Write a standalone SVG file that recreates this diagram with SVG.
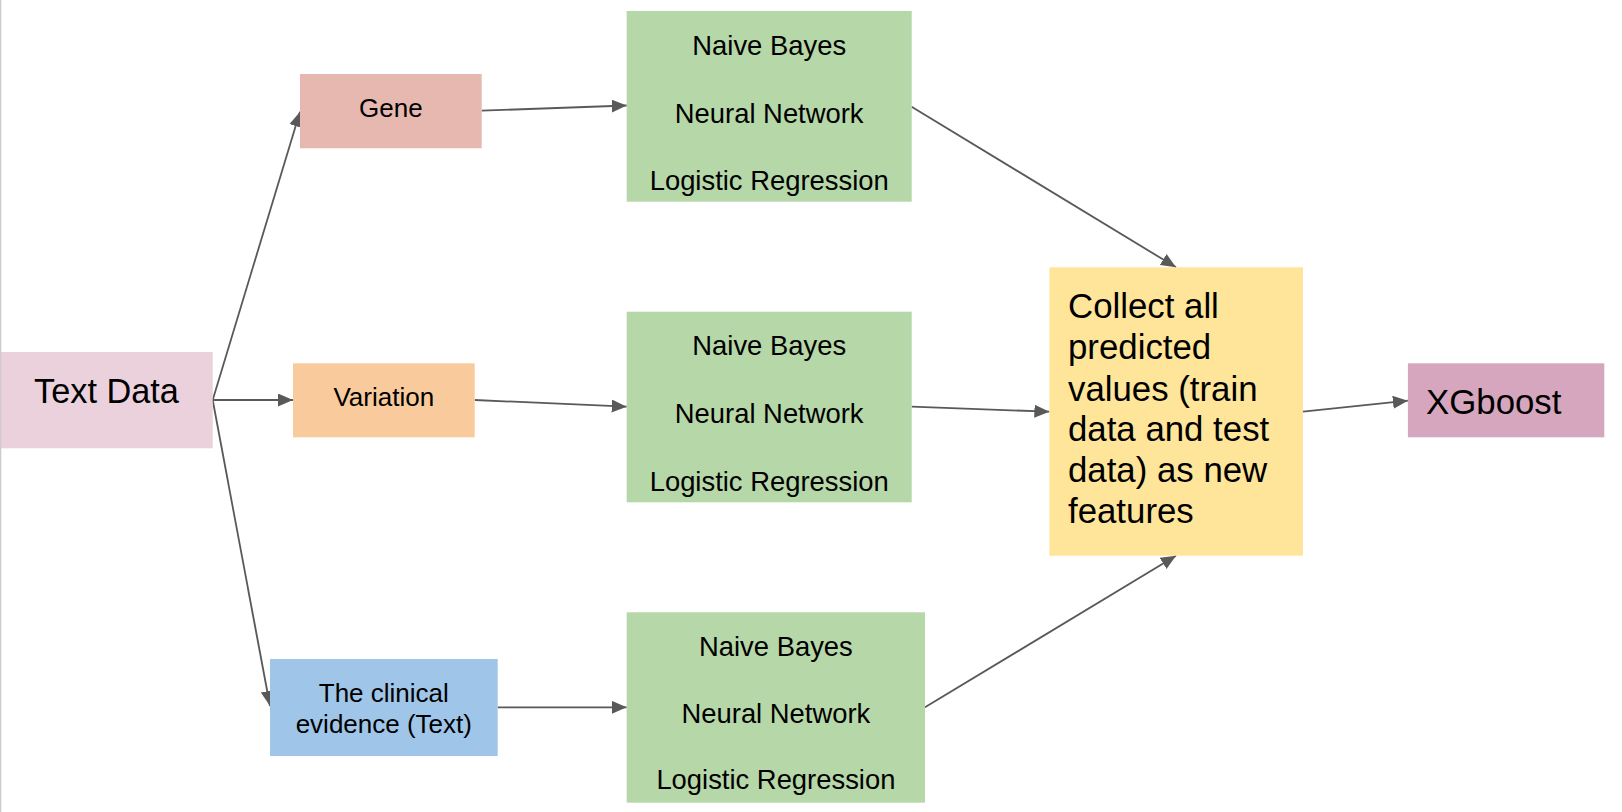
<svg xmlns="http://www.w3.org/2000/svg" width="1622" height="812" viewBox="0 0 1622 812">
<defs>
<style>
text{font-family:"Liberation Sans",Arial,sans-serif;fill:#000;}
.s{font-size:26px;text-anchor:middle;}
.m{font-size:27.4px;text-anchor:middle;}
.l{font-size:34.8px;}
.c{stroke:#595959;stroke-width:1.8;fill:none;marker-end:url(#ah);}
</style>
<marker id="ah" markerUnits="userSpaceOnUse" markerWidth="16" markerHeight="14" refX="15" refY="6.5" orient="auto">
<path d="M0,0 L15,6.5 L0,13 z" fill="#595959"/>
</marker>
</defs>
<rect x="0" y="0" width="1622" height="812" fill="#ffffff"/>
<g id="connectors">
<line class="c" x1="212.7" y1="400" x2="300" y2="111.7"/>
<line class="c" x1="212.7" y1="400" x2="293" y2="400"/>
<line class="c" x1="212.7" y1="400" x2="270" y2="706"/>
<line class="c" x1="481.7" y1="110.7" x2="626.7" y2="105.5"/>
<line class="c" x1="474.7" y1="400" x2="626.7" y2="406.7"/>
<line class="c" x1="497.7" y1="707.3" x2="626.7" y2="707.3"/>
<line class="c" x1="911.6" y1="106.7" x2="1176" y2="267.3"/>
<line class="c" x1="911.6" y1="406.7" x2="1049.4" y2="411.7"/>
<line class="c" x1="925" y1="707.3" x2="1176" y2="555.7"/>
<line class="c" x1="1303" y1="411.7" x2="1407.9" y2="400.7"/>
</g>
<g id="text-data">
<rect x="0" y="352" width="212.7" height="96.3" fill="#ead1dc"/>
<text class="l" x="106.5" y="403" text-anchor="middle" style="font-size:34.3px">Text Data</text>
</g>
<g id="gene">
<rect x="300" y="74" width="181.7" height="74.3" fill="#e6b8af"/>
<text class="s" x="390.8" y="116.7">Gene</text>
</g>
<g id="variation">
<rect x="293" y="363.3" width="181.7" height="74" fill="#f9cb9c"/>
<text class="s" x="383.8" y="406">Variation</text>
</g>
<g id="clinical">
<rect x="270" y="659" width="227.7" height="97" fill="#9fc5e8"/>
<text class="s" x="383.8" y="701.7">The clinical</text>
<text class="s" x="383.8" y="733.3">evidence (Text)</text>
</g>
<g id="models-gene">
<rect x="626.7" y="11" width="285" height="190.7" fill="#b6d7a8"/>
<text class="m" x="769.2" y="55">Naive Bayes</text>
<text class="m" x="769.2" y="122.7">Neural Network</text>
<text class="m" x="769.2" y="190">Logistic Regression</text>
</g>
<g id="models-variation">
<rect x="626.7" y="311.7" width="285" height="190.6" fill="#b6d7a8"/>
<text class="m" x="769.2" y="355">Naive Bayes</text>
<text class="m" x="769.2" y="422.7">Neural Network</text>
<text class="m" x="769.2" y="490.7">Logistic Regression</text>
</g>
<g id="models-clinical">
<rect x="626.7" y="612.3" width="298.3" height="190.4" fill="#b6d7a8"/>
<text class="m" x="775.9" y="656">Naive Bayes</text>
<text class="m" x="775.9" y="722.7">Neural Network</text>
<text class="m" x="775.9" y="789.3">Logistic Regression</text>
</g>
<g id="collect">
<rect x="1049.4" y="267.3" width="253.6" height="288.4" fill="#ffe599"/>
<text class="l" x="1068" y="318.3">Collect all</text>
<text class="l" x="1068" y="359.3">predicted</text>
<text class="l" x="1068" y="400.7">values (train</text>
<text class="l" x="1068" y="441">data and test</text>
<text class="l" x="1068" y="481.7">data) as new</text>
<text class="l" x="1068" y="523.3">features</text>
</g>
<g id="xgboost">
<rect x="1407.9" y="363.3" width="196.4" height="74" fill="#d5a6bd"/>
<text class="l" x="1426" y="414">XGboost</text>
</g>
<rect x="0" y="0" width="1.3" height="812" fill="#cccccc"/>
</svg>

◆ ◆ ◆

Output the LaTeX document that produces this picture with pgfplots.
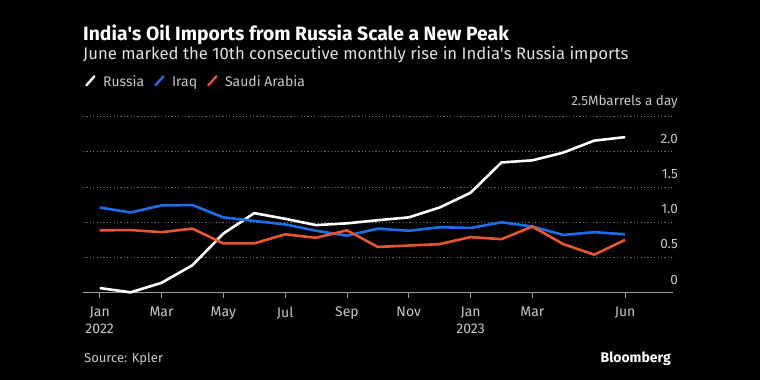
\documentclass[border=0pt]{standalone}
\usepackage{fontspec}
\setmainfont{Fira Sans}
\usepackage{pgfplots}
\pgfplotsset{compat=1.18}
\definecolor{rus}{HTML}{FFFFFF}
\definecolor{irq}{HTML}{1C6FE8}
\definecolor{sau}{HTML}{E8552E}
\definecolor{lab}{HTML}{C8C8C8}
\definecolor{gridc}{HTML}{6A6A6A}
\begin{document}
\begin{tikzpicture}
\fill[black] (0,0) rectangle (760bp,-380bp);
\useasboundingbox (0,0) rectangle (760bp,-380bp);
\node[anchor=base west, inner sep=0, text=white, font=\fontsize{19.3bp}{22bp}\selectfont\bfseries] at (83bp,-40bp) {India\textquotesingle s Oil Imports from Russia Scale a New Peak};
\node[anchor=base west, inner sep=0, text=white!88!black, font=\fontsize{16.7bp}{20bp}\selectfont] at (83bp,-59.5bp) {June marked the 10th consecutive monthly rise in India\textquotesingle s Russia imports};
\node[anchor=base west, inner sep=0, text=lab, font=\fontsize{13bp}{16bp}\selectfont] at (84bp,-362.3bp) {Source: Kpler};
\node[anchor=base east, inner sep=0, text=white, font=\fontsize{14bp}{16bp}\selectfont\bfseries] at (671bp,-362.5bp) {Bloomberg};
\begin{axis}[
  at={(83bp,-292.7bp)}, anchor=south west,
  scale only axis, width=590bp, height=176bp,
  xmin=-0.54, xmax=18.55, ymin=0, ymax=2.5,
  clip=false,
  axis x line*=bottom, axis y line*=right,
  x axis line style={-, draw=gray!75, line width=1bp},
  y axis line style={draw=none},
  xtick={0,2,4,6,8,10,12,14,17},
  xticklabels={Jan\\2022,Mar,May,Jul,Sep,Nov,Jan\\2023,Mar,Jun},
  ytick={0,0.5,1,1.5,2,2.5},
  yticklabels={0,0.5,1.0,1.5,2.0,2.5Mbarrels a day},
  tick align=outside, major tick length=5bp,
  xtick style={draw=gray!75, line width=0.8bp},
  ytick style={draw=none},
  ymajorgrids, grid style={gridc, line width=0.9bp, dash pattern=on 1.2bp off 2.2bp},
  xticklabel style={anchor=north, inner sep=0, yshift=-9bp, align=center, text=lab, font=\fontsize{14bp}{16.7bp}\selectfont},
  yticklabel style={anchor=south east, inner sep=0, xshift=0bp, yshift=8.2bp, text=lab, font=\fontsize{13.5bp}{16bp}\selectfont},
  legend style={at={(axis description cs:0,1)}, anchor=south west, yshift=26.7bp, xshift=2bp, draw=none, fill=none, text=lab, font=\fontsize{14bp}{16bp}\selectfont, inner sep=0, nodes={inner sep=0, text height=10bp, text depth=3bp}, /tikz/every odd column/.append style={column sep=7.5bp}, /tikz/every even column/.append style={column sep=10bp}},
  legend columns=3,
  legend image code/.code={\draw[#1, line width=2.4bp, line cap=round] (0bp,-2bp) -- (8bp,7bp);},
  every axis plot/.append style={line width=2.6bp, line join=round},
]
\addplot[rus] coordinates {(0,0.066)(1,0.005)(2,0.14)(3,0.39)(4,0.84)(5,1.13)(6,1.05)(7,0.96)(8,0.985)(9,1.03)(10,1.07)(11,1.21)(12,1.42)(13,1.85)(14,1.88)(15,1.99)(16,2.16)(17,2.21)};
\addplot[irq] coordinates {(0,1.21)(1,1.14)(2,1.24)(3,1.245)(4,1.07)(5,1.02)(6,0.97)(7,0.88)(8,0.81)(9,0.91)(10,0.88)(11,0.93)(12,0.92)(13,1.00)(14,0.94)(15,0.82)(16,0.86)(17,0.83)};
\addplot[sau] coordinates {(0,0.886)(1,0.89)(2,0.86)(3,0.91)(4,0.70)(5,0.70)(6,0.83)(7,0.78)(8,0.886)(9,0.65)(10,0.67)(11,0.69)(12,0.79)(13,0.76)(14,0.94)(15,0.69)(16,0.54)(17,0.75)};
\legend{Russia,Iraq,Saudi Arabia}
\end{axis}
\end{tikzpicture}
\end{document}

◆ ◆ ◆

_The task_
Copy all lines from the material that include "with".

_Answer for the task_
Write a standalone SVG file that recreates this diagram with SVG.
Output the LaTeX document that produces this picture with pgfplots.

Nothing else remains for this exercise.